Bureau politique de Nidaa Tounes en 2015 : Qu’en reste-t-il aujourd’hui ?
Après la déroute annoncée de Nidaa Tounes, les islamistes et apparentés s’exhibent effrontément dans la photo souvenir avec la nouvelle Maire de Tunis. Toutes les têtes remarquables de l’époque de la Troïka sont présentes, comme si le temps s’est arrêté, ce qui ne rend pas la réalité tunisienne plus acceptable.
Par Yassine Essid
C’est par malheur le sort de tout chroniqueur, attelé à la consignation scrupuleuse et fidèle des faits dans l’ordre de leur déroulement, d’avoir à commenter une pareille déliquescence, enregistrant les signes monotones et grotesques de cet affaissement moral généralisé de l’univers complexe de l’exercice du pouvoir politique en Tunisie. Il faut pourtant que ces choses soient dites. Mais que l’on songe aux nausées, à l’accablement de ceux qui en sont, jour après jour, les témoins impuissants.
La grande messe des municipales, en remettant les pendules à l’heure, a bien sonné le glas du parti virtuellement au pouvoir, ébranlant profondément ce qui reste du fragile édifice de ses principes et de ses valeurs. Le fondateur de ce parti, Béji Caïd Essebsi, pourtant élu pour chasser les démons de l’islamisme, est devenu l’acolyte obéissant des dirigeants d’Ennahdha, de leur chef Rached Ghannouchi.
Complicité secrète entre Caïd Essebsi et Ghannouchi
C’est ainsi qu’au nom d’une contestable réconciliation nationale, une forme retorse d’oubli est alors mise à l’œuvre et qui ne va pas sans une complicité secrète entre Caïd Essebsi et Ghannouchi. Une stratégie d’évitement motivée par une obscure volonté de ne pas rappeler le mal commis par les islamistes suivant la technique qui consiste de faire taire le tumulte des déchirements passés, des délits commis et l’ampleur des dégâts occasionnés de la Troïka, l’ancienne coalition conduite par Ennahdha pour ne pas ranimer le cercle infernal de la vengeance.

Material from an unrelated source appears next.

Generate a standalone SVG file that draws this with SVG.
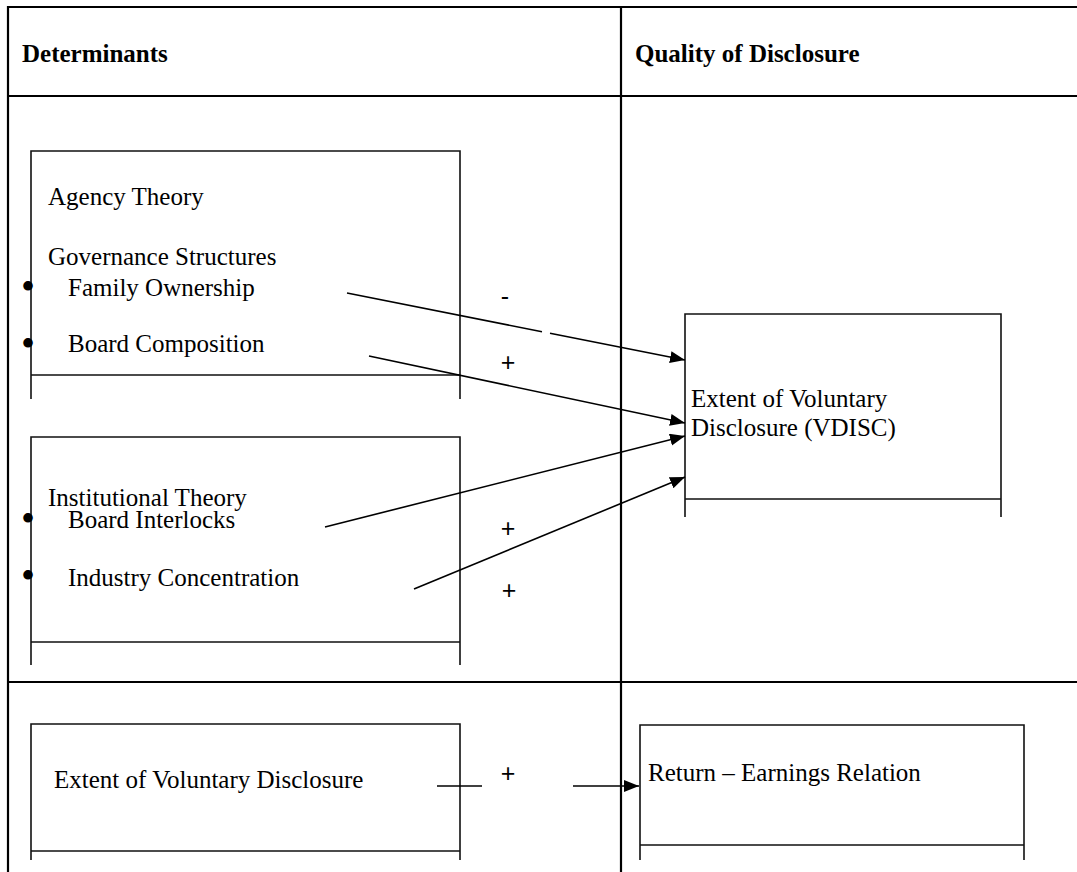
<svg xmlns="http://www.w3.org/2000/svg" width="1077" height="872" viewBox="0 0 1077 872">
<style>
.tbl{stroke:#000;stroke-width:2.2;fill:none}
.box{stroke:#111;stroke-width:1.6;fill:none}
.t{font-family:"Liberation Serif","Times New Roman",serif;font-size:25px;fill:#000}
.b{font-family:"Liberation Serif","Times New Roman",serif;font-size:40px;fill:#000}
.h{font-family:"Liberation Serif","Times New Roman",serif;font-size:25px;font-weight:bold;fill:#000}
.s{font-family:"Liberation Sans",Arial,sans-serif;font-size:25px;fill:#000;text-anchor:middle}
.c{stroke:#000;stroke-width:1.6;fill:none}
</style>
<defs>
<marker id="ah" markerUnits="userSpaceOnUse" markerWidth="16" markerHeight="13" refX="15" refY="6" orient="auto">
<path d="M0,0 L15,6 L0,12 Z" fill="#000"/>
</marker>
</defs>
<rect width="1077" height="872" fill="#fff"/>
<g id="table">
<line class="tbl" x1="8" y1="7" x2="1077" y2="7"/>
<line class="tbl" x1="8" y1="6" x2="8" y2="872"/>
<line class="tbl" x1="621" y1="6" x2="621" y2="872"/>
<line class="tbl" x1="8" y1="96" x2="1077" y2="96"/>
<line class="tbl" x1="8" y1="682" x2="1077" y2="682"/>
<text class="h" x="22" y="62">Determinants</text>
<text class="h" x="635" y="62">Quality of Disclosure</text>
</g>
<g id="agency">
<path class="box" d="M31,399 V151 H460 V399 M31,375 H460"/>
<text class="t" x="48" y="205">Agency Theory</text>
<text class="t" x="48" y="265">Governance Structures</text>
<text class="b" x="21" y="300">•</text>
<text class="t" x="68" y="296">Family Ownership</text>
<text class="b" x="21" y="357">•</text>
<text class="t" x="68" y="352">Board Composition</text>
</g>
<g id="institutional">
<path class="box" d="M31,665 V437 H460 V665 M31,642 H460"/>
<text class="t" x="48" y="506">Institutional Theory</text>
<text class="b" x="21" y="532">•</text>
<text class="t" x="68" y="528">Board Interlocks</text>
<text class="b" x="21" y="589">•</text>
<text class="t" x="68" y="586">Industry Concentration</text>
</g>
<g id="vdisc">
<path class="box" d="M685,517 V314 H1001 V517 M685,499 H1001"/>
<text class="t" x="691" y="407">Extent of Voluntary</text>
<text class="t" x="691" y="436">Disclosure (VDISC)</text>
</g>
<g id="extent">
<path class="box" d="M31,860 V724 H460 V860 M31,851 H460"/>
<text class="t" x="54" y="788">Extent of Voluntary Disclosure</text>
</g>
<g id="return">
<path class="box" d="M640,860 V725 H1024 V860 M640,845 H1024"/>
<text class="t" x="648" y="781">Return – Earnings Relation</text>
</g>
<g id="connectors">
<path class="c" d="M347,293 L542,331.7 M550,333.2 L685,360" marker-end="url(#ah)"/>
<path class="c" d="M369,356 L685,423" marker-end="url(#ah)"/>
<path class="c" d="M325,527 L685,436" marker-end="url(#ah)"/>
<path class="c" d="M414,589 L685,477" marker-end="url(#ah)"/>
<line class="c" x1="437" y1="786" x2="482" y2="786"/>
<path class="c" d="M573,786 L639,786" marker-end="url(#ah)"/>
<text class="s" x="505" y="305">-</text>
<text class="s" x="508" y="371">+</text>
<text class="s" x="508" y="537">+</text>
<text class="s" x="509" y="599">+</text>
<text class="s" x="508" y="782">+</text>
</g>
</svg>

Caïd Essebsi-Ghannouchi : Une coalition contre nature qui profite largement aux islamistes.
Au nom de la refondation d’un gouvernons-ensemble et de la concorde civile, l’oubli délibéré a servi d’alibi facile à Béji Caïd Essebsi et, par suite, à Nidaa Tounes, qui ont pu ainsi se dédouaner de leur part de responsabilité dans ce qui ne peut s’apparenter qu’à une occultation délibérée du passé.
En tous les cas, cette instrumentalisation de l’oubli semble pour le moment profiter largement à Ennahdha qui, non seulement pratique le déni de la réalité passée, mais s’applique paradoxalement à revendiquer son appartenance à la démocratie (façon Erdogan) et aux droits politiques et civils constitutifs de la liberté humaine. Autant d’anti-mémoires qui, le moment venu, lui serviront à évacuer des esprits des pans entiers de leur inaltérable doctrine régressive et obscurantiste.
Par excès de confiance ou parce qu’il est arrivé à saturation, le chef de l’Etat ressemble de plus en plus à l’âne de Buridan, sollicité avec la même force de tous les côtés à la fois et qui ne sait quel parti prendre. Celui de son fils ou celui des détracteurs de ce dernier? Celui du Front populaire avec son dogmatisme et son étroitesse idéologique? Celui des islamistes près desquels il s’est acoquiné au point de leur céder les portefeuilles les plus stratégiques? Ou bien celui de l’Union générale tunisienne du travail (UGTT), dont il fit un interlocuteur au pouvoir démesuré ?
Le pire c’est qu’il croit encore en ses capacités d’habile négociateur, se gargarise de sa gestion consensuelle du pouvoir alors même que le pays s’enfonce dans la crise et que le parti qu’il représente prend l’eau de toute part. Le fiasco des municipales étale à nouveau l’ampleur des dégâts.
Béji n’a pu contrecarrer les desseins d’un fils surdoué de la combine : Hafedh.
Nullement affligé par les inadmissibles ingérences de son fils dans les affaires du parti jusqu’à s’en rendre maître, le fondateur de Nidaa Tounes assiste, impassible, ne se laissant émouvoir par aucune intervention étrangère ni protestation extérieure, à l’inexorable rétrogradation d’un mouvement qui n’arrêta pas d’être rongé par la désertion de ses militants, éclaircissant ses rangs.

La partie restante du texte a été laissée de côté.